Le zoroastrisme est la religion monothéiste révélée la plus ancienne et pourtant la plus méconnue. Les zoroastriens sont environ cent-mille dans le monde. Leur sagesse vise l’harmonie en trois mots : Humata, Hukhta, Huvarshta, « bonnes pensées, bonnes paroles, bonnes actions ».
Il est toujours interdit aux non-zoroastriens de pénétrer dans un « Temple de Feu » et personne ne peut se convertir à leur religion. On naît zoroastrien – ou Parsi –, d’un père zoroastrien. Zoroastre, l’« enfant né en riant » environ 1400 ans avant la naissance du Christ – l’époque à laquelle il vécut est sujette à discussions –, enseignait que la seule conversion qui vaille est la conversion du cœur et de la conscience.
Le feu de la sagesse éternelle d’Ahura Mazda, le Dieu absolu, ne s’est ainsi jamais éteint. Il continue d’illuminer la vie quotidienne des Parsis qui vivent leur religion sans jamais renoncer au monde, mais en s’engageant dans l’action professionnelle et sociale avec de « bonnes pensées », sans prosélytisme, et en rejetant toute forme de violence, d’idolâtrie ou d’oppression. Zoroastre donnait des directions spirituelles, sans dogmatisme ni fatalisme.
La moitié des cent-mille zoroastriens vit aujourd’hui à Bombay. Chez ceux qu’il m’est donné de fréquenter dans la mégapole indienne depuis des années, la tradition occupe toujours une place centrale. Zoroastre orne les murs de chaque maison, comme s’il gardait un œil bienveillant sur les manifestations de ses propres enfants. Le « Feu originel », apporté de l’Iran, continue de brûler à Udvada, un petit village en bord de mer, de l’État du Gujarat, qui demeure le principal lieu de pèlerinage des fidèles.
« Soyez joyeux et riez »
L’enseignement de Zoroastre – qui inspira à Nietzsche son célèbre Ainsi parlait Zarathoustra en 1885 –, si ancien et moderne à la fois, insiste sur l’importance de la prière, de l’humilité, du don de soi et de la bonne humeur, clés essentielles d’une vie spirituelle, comme en témoignent encore les Parsis : « Ne ratez jamais une occasion de faire une bonne action. L’art de prier est de ne jamais prier pour soi-même mais toujours pour son prochain. Soyez joyeux, riez autant que possible. Le rire est le meilleur médicament ». L’humour, omniprésent dans la communauté, m’est toujours apparu comme une voie royale vers le rappel de cette humilité essentielle, impersonnelle, vide de sa propre personne.
J’ai demandé à Ervad Dr Ramiyar Karanjia, qui forme les jeunes prêtres zoroastriens, quel était le sens de la sagesse et de l’éveil dans cet enseignement : « La sagesse est la capacité permettant à l’esprit de prendre des décisions basées sur l’information accumulée et les expériences passées.
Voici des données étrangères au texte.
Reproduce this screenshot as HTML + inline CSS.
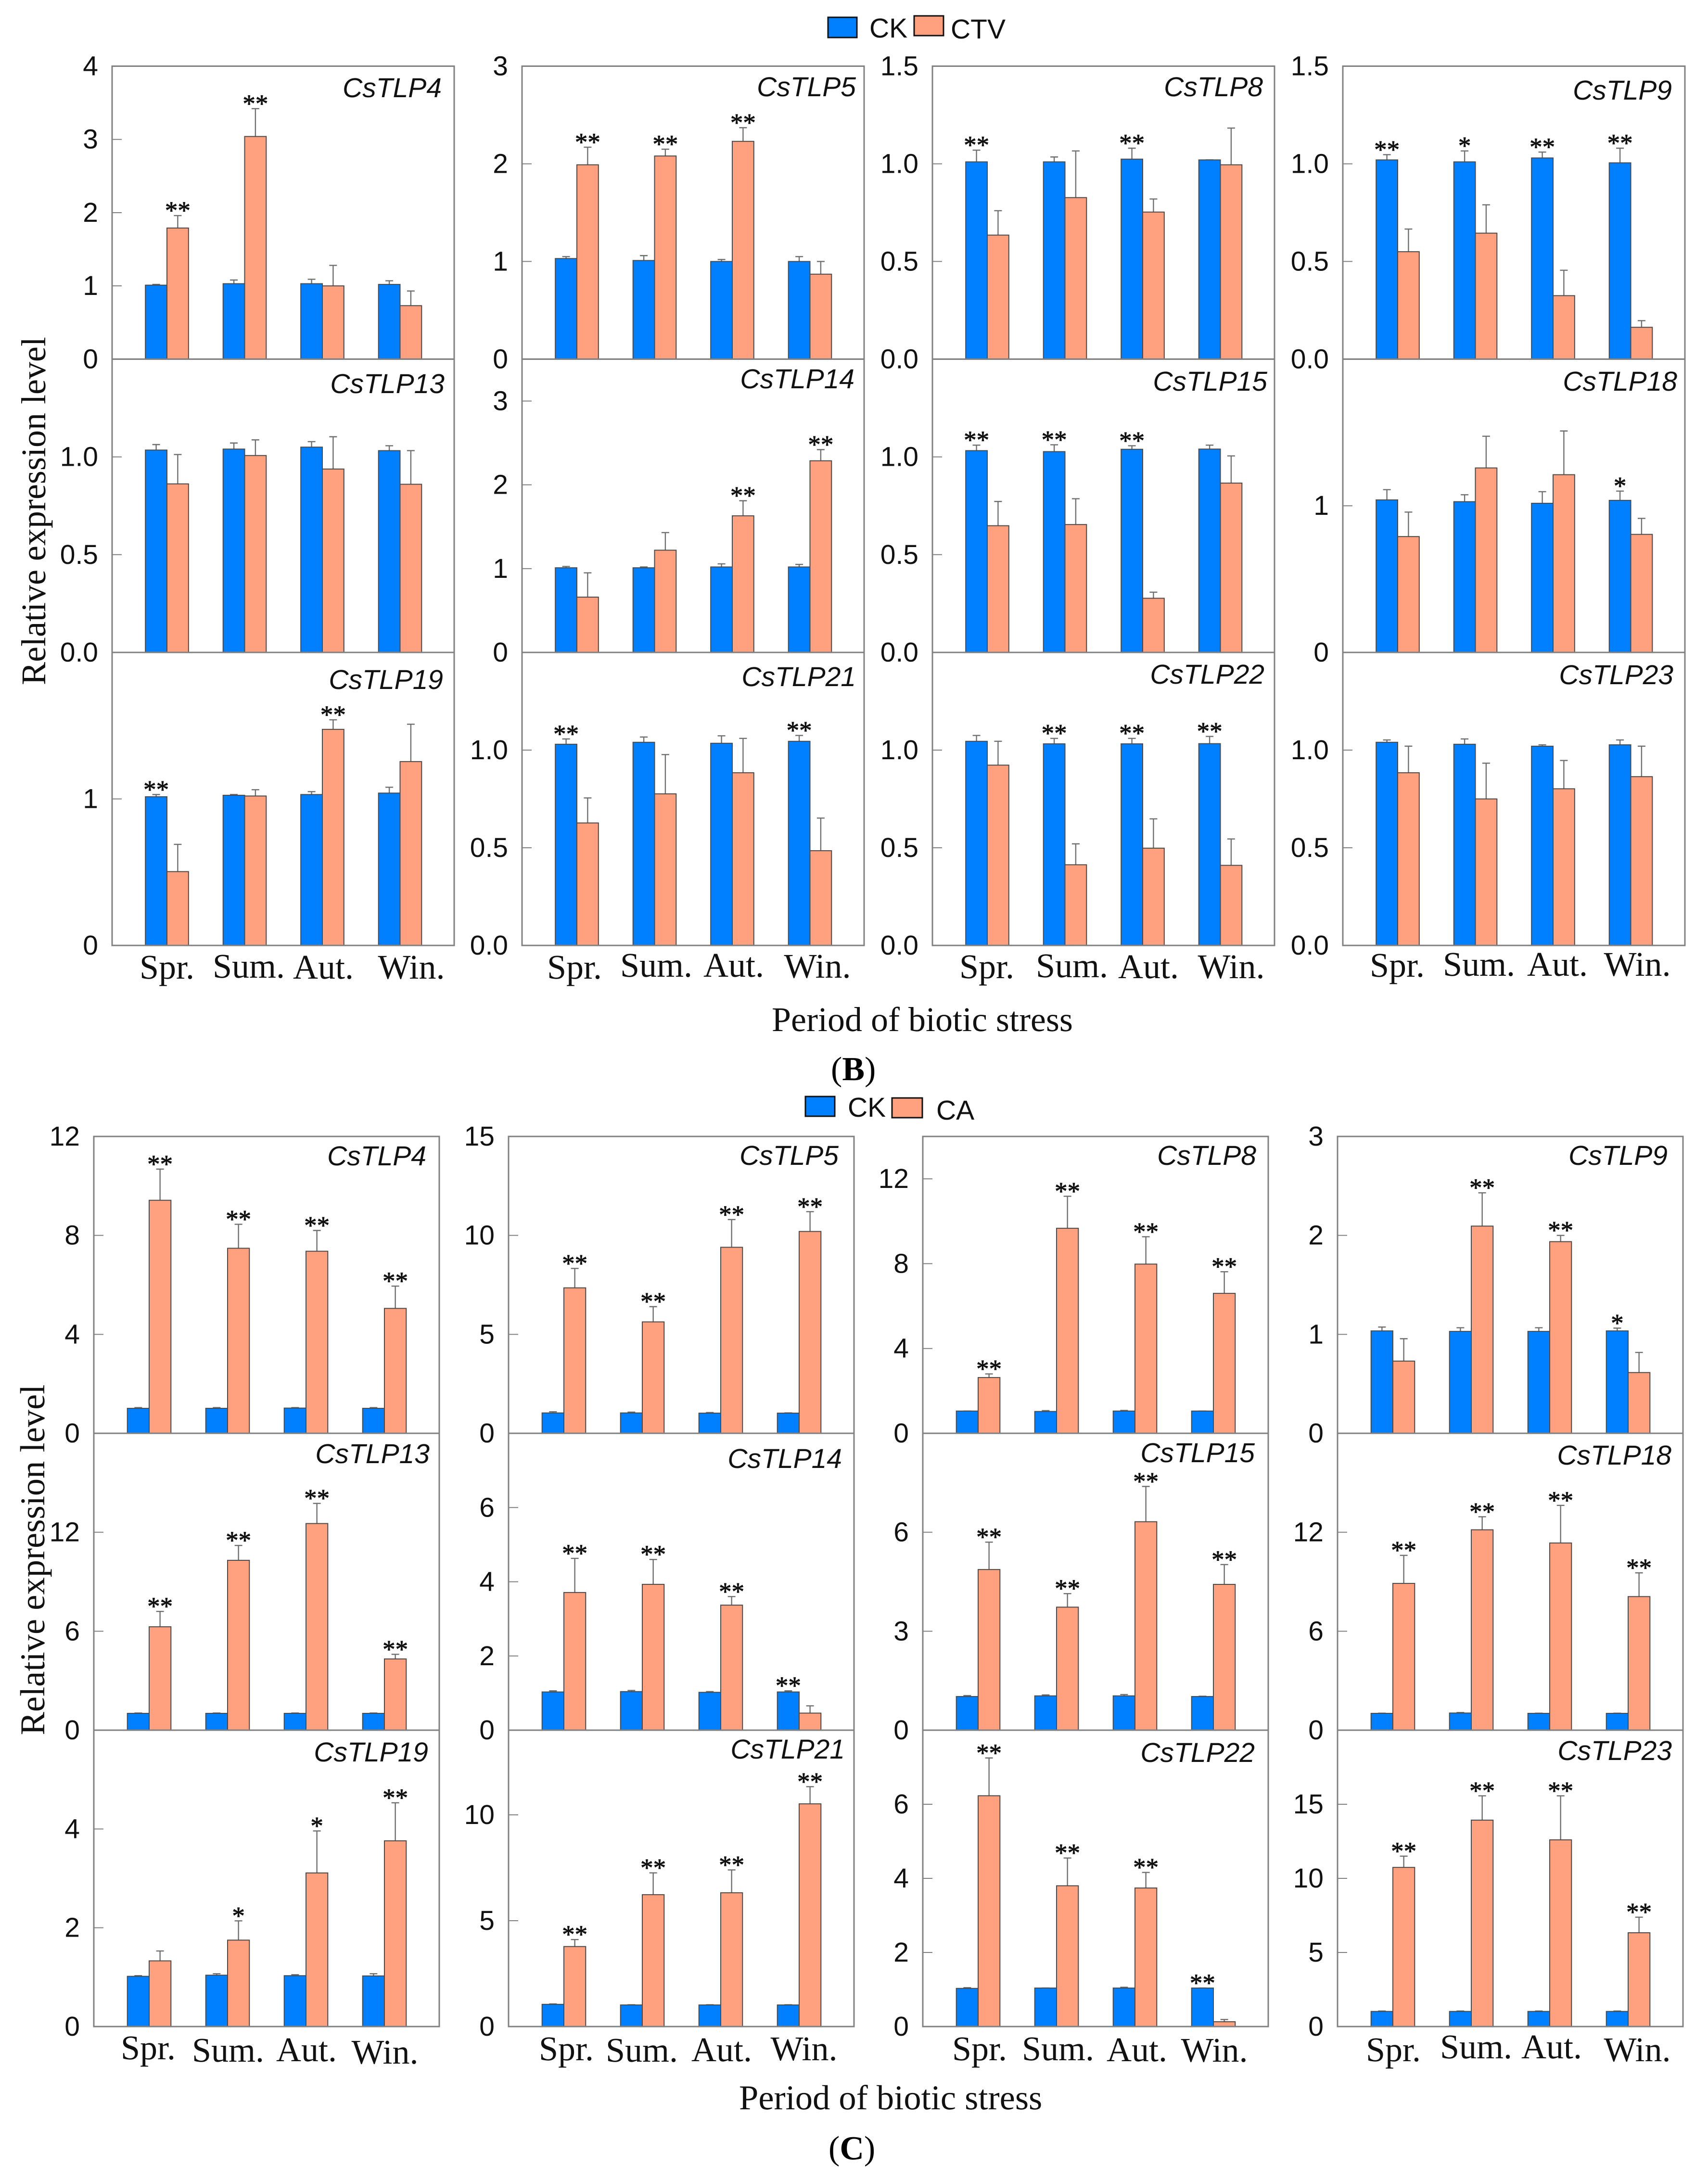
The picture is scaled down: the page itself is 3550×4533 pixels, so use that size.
<!DOCTYPE html>
<html lang="en">
<head>
<meta charset="utf-8">
<title>CsTLP relative expression under biotic stress</title>
<style>
html,body{margin:0;padding:0;background:#fff}
svg{display:block;text-rendering:geometricPrecision}
.sans{font-family:"Liberation Sans",sans-serif}
.serif{font-family:"Liberation Serif",serif}
</style>
</head>
<body>
<svg id="figure" xmlns="http://www.w3.org/2000/svg" width="3550" height="4533" viewBox="0 0 3550 4533">
  <rect x="0" y="0" width="3550" height="4533" fill="#fff"/>

  <g>
    <rect x="1721" y="36" width="60" height="42" fill="#0080ff" stroke="#111" stroke-width="3"/>
    <text class="sans" x="1807" y="78" font-size="57" fill="#111">CK</text>
    <rect x="1900" y="33" width="61" height="41" fill="#ffa07f" stroke="#111" stroke-width="3"/>
    <text class="sans" x="1976" y="80" font-size="57" fill="#111">CTV</text>
  </g>
  <g>
    <rect x="1674" y="2279" width="61" height="41" fill="#0080ff" stroke="#111" stroke-width="3"/>
    <text class="sans" x="1762" y="2321" font-size="57" fill="#111">CK</text>
    <rect x="1854" y="2282" width="63" height="41" fill="#ffa07f" stroke="#111" stroke-width="3"/>
    <text class="sans" x="1946" y="2327" font-size="57" fill="#111">CA</text>
  </g>

  <text class="serif" transform="translate(94 1062) rotate(-90)" text-anchor="middle" font-size="72" fill="#111">Relative expression level</text>
  <text class="serif" x="1604" y="2143" font-size="72" fill="#111">Period of biotic stress</text>
  <text class="serif" x="1727" y="2245" font-size="70" fill="#000">(<tspan font-weight="bold">B</tspan>)</text>

  <text class="serif" transform="translate(92 3242) rotate(-90)" text-anchor="middle" font-size="72.5" fill="#111">Relative expression level</text>
  <text class="serif" x="1536" y="4384" font-size="72.5" fill="#111">Period of biotic stress</text>
  <text class="serif" x="1722" y="4488" font-size="70" fill="#000">(<tspan font-weight="bold">C</tspan>)</text>
</svg>
<script>
/* ---------- data ---------- */
const seasons = ['Spr.', 'Sum.', 'Aut.', 'Win.'];
const genes = ['CsTLP4', 'CsTLP5', 'CsTLP8', 'CsTLP9', 'CsTLP13', 'CsTLP14', 'CsTLP15', 'CsTLP18', 'CsTLP19', 'CsTLP21', 'CsTLP22', 'CsTLP23'];

/* Figure B: CK vs CTV */
const bYMax = [4, 3, 1.5, 1.5, 1.5, 3.5, 1.5, 2, 2, 1.5, 1.5, 1.5];
const bTicks = [
  ['0', '1', '2', '3', '4'], ['0', '1', '2', '3'], ['0.0', '0.5', '1.0', '1.5'], ['0.0', '0.5', '1.0', '1.5'],
  ['0.0', '0.5', '1.0'], ['0', '1', '2', '3'], ['0.0', '0.5', '1.0'], ['0', '1'],
  ['0', '1'], ['0.0', '0.5', '1.0'], ['0.0', '0.5', '1.0'], ['0.0', '0.5', '1.0']
];
const bCk = [
  [1.01, 1.03, 1.03, 1.02], [1.03, 1.01, 1.0, 1.0], [1.01, 1.01, 1.024, 1.02], [1.02, 1.01, 1.03, 1.005],
  [1.035, 1.04, 1.05, 1.032], [1.01, 1.01, 1.02, 1.02], [1.032, 1.027, 1.039, 1.04], [1.04, 1.028, 1.017, 1.037],
  [1.015, 1.025, 1.03, 1.04], [1.03, 1.04, 1.035, 1.045], [1.045, 1.032, 1.032, 1.033], [1.04, 1.03, 1.02, 1.027]
];
const bCkErrTop = [
  [1.02, 1.08, 1.09, 1.07], [1.05, 1.06, 1.02, 1.05], [1.07, 1.035, 1.08, 1.02], [1.047, 1.066, 1.06, 1.08],
  [1.063, 1.071, 1.078, 1.057], [1.026, 1.02, 1.057, 1.05], [1.06, 1.062, 1.057, 1.06], [1.11, 1.075, 1.096, 1.10],
  [1.03, 1.03, 1.05, 1.08], [1.057, 1.067, 1.073, 1.075], [1.075, 1.06, 1.06, 1.07], [1.052, 1.057, 1.027, 1.052]
];
const bCtv = [
  [1.79, 3.04, 1.0, 0.73], [1.99, 2.08, 2.23, 0.87], [0.635, 0.827, 0.753, 0.995], [0.55, 0.645, 0.325, 0.163],
  [0.862, 1.007, 0.938, 0.86], [0.66, 1.22, 1.63, 2.287], [0.648, 0.654, 0.277, 0.866], [0.79, 1.258, 1.212, 0.805],
  [0.504, 1.02, 1.475, 1.255], [0.627, 0.776, 0.884, 0.485], [0.923, 0.413, 0.498, 0.41], [0.884, 0.75, 0.802, 0.864]
];
const bCtvErrTop = [
  [1.96, 3.42, 1.28, 0.93], [2.17, 2.15, 2.37, 1.0], [0.76, 1.066, 0.82, 1.183], [0.666, 0.79, 0.455, 0.197],
  [1.012, 1.087, 1.103, 1.032], [0.95, 1.43, 1.81, 2.42], [0.772, 0.786, 0.308, 1.005], [0.957, 1.474, 1.51, 0.914],
  [0.69, 1.063, 1.54, 1.51], [0.755, 0.977, 1.06, 0.652], [1.045, 0.52, 0.648, 0.545], [1.02, 0.933, 0.947, 1.02]
];
const bStars = [
  [2, 2, 0, 0], [2, 2, 2, 0], [2, 0, 2, 0], [2, 1, 2, 2],
  [0, 0, 0, 0], [0, 0, 2, 2], [2, 2, 2, 0], [0, 0, 0, 1],
  [2, 0, 2, 0], [2, 0, 0, 2], [0, 2, 2, 2], [0, 0, 0, 0]
];

/* Figure C: CK vs CA */
const cYMax = [12, 15, 14, 3, 18, 8, 9, 18, 6, 14, 8, 20];
const cTicks = [
  ['0', '4', '8', '12'], ['0', '5', '10', '15'], ['0', '4', '8', '12'], ['0', '1', '2', '3'],
  ['0', '6', '12'], ['0', '2', '4', '6'], ['0', '3', '6'], ['0', '6', '12'],
  ['0', '2', '4'], ['0', '5', '10'], ['0', '2', '4', '6'], ['0', '5', '10', '15']
];
const cCk = [
  [1.01, 1.01, 1.02, 1.01], [1.03, 1.03, 1.02, 1.02], [1.05, 1.03, 1.05, 1.05], [1.035, 1.03, 1.03, 1.035],
  [1.02, 1.02, 1.02, 1.02], [1.03, 1.04, 1.02, 1.03], [1.02, 1.04, 1.04, 1.02], [1.02, 1.04, 1.02, 1.02],
  [1.017, 1.04, 1.03, 1.025], [1.05, 1.02, 1.02, 1.02], [1.03, 1.04, 1.04, 1.04], [1.02, 1.02, 1.02, 1.02]
];
const cCkErrTop = [
  [1.04, 1.04, 1.04, 1.04], [1.09, 1.07, 1.05, 1.03], [1.05, 1.07, 1.08, 1.05], [1.074, 1.067, 1.067, 1.063],
  [1.04, 1.04, 1.04, 1.04], [1.06, 1.07, 1.04, 1.06], [1.05, 1.07, 1.08, 1.03], [1.03, 1.07, 1.03, 1.03],
  [1.03, 1.07, 1.05, 1.07], [1.07, 1.03, 1.03, 1.03], [1.05, 1.04, 1.06, 1.04], [1.05, 1.05, 1.05, 1.05]
];
const cCa = [
  [9.42, 7.48, 7.36, 5.05], [7.35, 5.63, 9.4, 10.2], [2.63, 9.67, 7.98, 6.6], [0.73, 2.094, 1.937, 0.614],
  [6.27, 10.3, 12.53, 4.32], [3.71, 3.93, 3.37, 0.46], [4.87, 3.73, 6.32, 4.42], [8.9, 12.15, 11.35, 8.1],
  [1.33, 1.75, 3.11, 3.76], [3.78, 6.23, 6.32, 10.52], [6.23, 3.8, 3.74, 0.13], [10.74, 13.93, 12.6, 6.33]
];
const cCaErrTop = [
  [10.68, 8.45, 8.2, 5.95], [8.33, 6.4, 10.8, 11.2], [2.8, 11.18, 9.27, 7.62], [0.956, 2.43, 2.0, 0.817],
  [7.2, 11.2, 13.75, 4.6], [4.63, 4.6, 3.6, 0.656], [5.7, 4.14, 7.39, 5.02], [10.6, 12.94, 13.63, 9.54],
  [1.53, 2.14, 3.96, 4.53], [4.11, 7.26, 7.4, 11.33], [7.25, 4.55, 4.16, 0.19], [11.5, 15.57, 15.57, 7.38]
];
const cStars = [
  [2, 2, 2, 2], [2, 2, 2, 2], [2, 2, 2, 2], [0, 2, 2, 1],
  [2, 2, 2, 2], [2, 2, 2, 2], [2, 2, 2, 2], [2, 2, 2, 2],
  [0, 1, 1, 2], [2, 2, 2, 2], [2, 2, 2, 2], [2, 2, 2, 2]
];

/* ---------- layout (not data) ---------- */
const bLayout = {
  colX: [233, 1085, 1938, 2791], rowY: [137.5, 746.4, 1356, 1965], width: 711,
  groupOffset: [114, 275.5, 437, 598.5], barW: 44.8,
  geneRight: [918, 1779, 2625, 3475, 924, 1776, 2634, 3486, 921, 1779, 2628, 3478],
  geneBase: [202, 200, 200, 207, 817, 807, 812, 812, 1432, 1426, 1421, 1422],
  seasonCenter: [[347, 517, 672, 855], [1194, 1364, 1525, 1699], [2051, 2228, 2387, 2559], [2904, 3074, 3237, 3403]],
  seasonBase: [[2034, 2032, 2034, 2034], [2034, 2030, 2030, 2032], [2033, 2031, 2033, 2033], [2030, 2028, 2028, 2028]]
};
const cLayout = {
  colX: [195, 1057, 1918, 2780], rowY: [2362, 2979, 3596, 4212], width: 718,
  groupOffset: [115, 278, 441, 604], barW: 45.3,
  geneRight: [886, 1743, 2611, 3466, 893, 1750, 2608, 3474, 890, 1756, 2608, 3475],
  geneBase: [2422, 2421, 2421, 2421, 3041, 3051, 3039, 3044, 3661, 3655, 3662, 3658],
  seasonCenter: [[308, 474, 637, 800], [1177, 1334, 1500, 1671], [2036, 2199, 2363, 2524], [2896, 3068, 3225, 3403]],
  seasonBase: [[4280, 4285, 4284, 4289], [4282, 4285, 4284, 4282], [4282, 4282, 4284, 4285], [4284, 4278, 4278, 4284]]
};

const SVG_NS = 'http://www.w3.org/2000/svg';
const figure = document.getElementById('figure');
const AXIS = '#808080', BAR_EDGE = '#4a4a4a', ERR = '#6f6f6f', TEXT = '#111';
const CK_FILL = '#0080ff', TREAT_FILL = '#ffa07f';

function shape(parent, tag, attrs) {
  const node = document.createElementNS(SVG_NS, tag);
  for (const k in attrs) node.setAttribute(k, attrs[k]);
  parent.appendChild(node);
  return node;
}

function yScale(value, yMax, top, bottom) {
  return bottom - (value / yMax) * (bottom - top);
}

function drawErr(parent, cx, yBar, yTop) {
  const stem = shape(parent, 'line', { x1: cx, x2: cx, y1: yBar, y2: yTop, stroke: ERR, 'stroke-width': 2.4 });
  
  
  const cap = shape(parent, 'line', { x1: cx - 8, x2: cx + 8, y1: yTop, y2: yTop, stroke: ERR, 'stroke-width': 2.4 });
  
  
}

function drawFigure(prefix, layout, yMaxes, ticks, ck, ckErr, treat, treatErr, stars) {
  genes.forEach(function (gene, i) {
    const col = i % 4, row = Math.floor(i / 4);
    const x0 = layout.colX[col], x1 = x0 + layout.width;
    const top = layout.rowY[row], bottom = layout.rowY[row + 1];
    const yMax = yMaxes[i];
    const y = function (v) { return yScale(v, yMax, top, bottom); };

    const panel = shape(figure, 'g', {});
    
    

    /* bars and error bars */
    seasons.forEach(function (season, s) {
      const mid = x0 + layout.groupOffset[s], w = layout.barW;
      drawErr(panel, mid - w / 2, y(ck[i][s]), y(ckErr[i][s]));
      drawErr(panel, mid + w / 2, y(treat[i][s]), y(treatErr[i][s]));

      const ckBar = shape(panel, 'rect', { x: mid - w, y: y(ck[i][s]), width: w, height: bottom - y(ck[i][s]), fill: CK_FILL, stroke: BAR_EDGE, 'stroke-width': 2 });
      
      

      const treatBar = shape(panel, 'rect', { x: mid, y: y(treat[i][s]), width: w, height: bottom - y(treat[i][s]), fill: TREAT_FILL, stroke: BAR_EDGE, 'stroke-width': 2 });
      
      

      /* significance markers sit above the taller error bar */
      const n = stars[i][s];
      if (n > 0) {
        const onCk = ckErr[i][s] >= treatErr[i][s];
        const cx = onCk ? mid - w / 2 : mid + w / 2;
        const top2 = y(onCk ? ckErr[i][s] : treatErr[i][s]);
        const star = shape(panel, 'text', { x: cx, y: top2 + 7, 'text-anchor': 'middle', 'font-size': 53, fill: TEXT, stroke: TEXT, 'stroke-width': 0.9, 'font-family': '"Liberation Serif", serif' });
        star.textContent = n === 2 ? '**' : '*';
        
        
      }
    });

    /* frame */
    const frame = shape(panel, 'rect', { x: x0, y: top, width: x1 - x0, height: bottom - top, fill: 'none', stroke: AXIS, 'stroke-width': 3 });
    
    

    /* y ticks */
    ticks[i].forEach(function (label) {
      const ty = y(parseFloat(label));
      const mark = shape(panel, 'line', { x1: x0, x2: x0 + 20, y1: ty, y2: ty, stroke: AXIS, 'stroke-width': 2 });
      
      
      const txt = shape(panel, 'text', { x: x0 - 29, y: ty + 19, 'text-anchor': 'end', 'font-size': 57, fill: TEXT, 'font-family': '"Liberation Sans", sans-serif' });
      txt.textContent = label;
      
      
    });

    /* gene title */
    const title = shape(panel, 'text', { x: layout.geneRight[i], y: layout.geneBase[i], 'text-anchor': 'end', 'font-size': 57, 'font-style': 'italic', fill: TEXT, 'font-family': '"Liberation Sans", sans-serif' });
    title.textContent = gene;
    
    

    /* x labels on the bottom row */
    if (row === 2) {
      seasons.forEach(function (season, s) {
        const lab = shape(panel, 'text', { x: layout.seasonCenter[col][s], y: layout.seasonBase[col][s], 'text-anchor': 'middle', 'font-size': 72, fill: TEXT, 'font-family': '"Liberation Serif", serif' });
        lab.textContent = season;
        
        
      });
    }
  });
}

drawFigure('b', bLayout, bYMax, bTicks, bCk, bCkErrTop, bCtv, bCtvErrTop, bStars);
drawFigure('c', cLayout, cYMax, cTicks, cCk, cCkErrTop, cCa, cCaErrTop, cStars);
</script>
</body>
</html>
Elle implique également la connaissance de soi, de ses origines et de sa vie. Nos décisions évoluent avec notre niveau d’information. Quand l’esprit a intégré et converti en sagesse suffisamment de connaissances, la sagesse intérieure commence à se dévoiler avec l’aide de l’Intelligence Universelle. Un moment arrive où tout paraît rentrer dans l’ordre et l’univers entier semble être un seul organisme. Tout ce qui n’est pas significatif se fondra automatiquement dans l’insignifiance. Cet état est appelé Éveil, Illumination. »
Les rites de passage ponctuent la vie du zoroastrien pour le rappeler sans cesse à son devoir. À sa mort, il sera conduit à la « Tour de Silence », et son corps donné en offrande aux oiseaux, le temps que l’âme puisse prendre son envol vers le grand soleil. Toute sa vie, l’enfant de Zoroastre s’est répété que « la vertu élève le Grand prêtre et le rend aussi puissant qu’un roi », car « heureux sont ceux qui ne travaillent pas pour eux mais pour Dieu, car ils atteindront la divinité ». Extraite de l’Avesta – le livre sacré des zoroastriens, composé 600 ans avant notre ère en iranien ancien –, cette prière résume bien la sagesse des Parsis. « Quiconque chante le Yathâ Ahû Vairyô, enseigna Ahura Mazda à Zoroastre, je le protègerai comme mille soldats protège un homme. Celui qui chante cette prière et vie sa vie selon sa signification, son âme sera portée au Paradis ».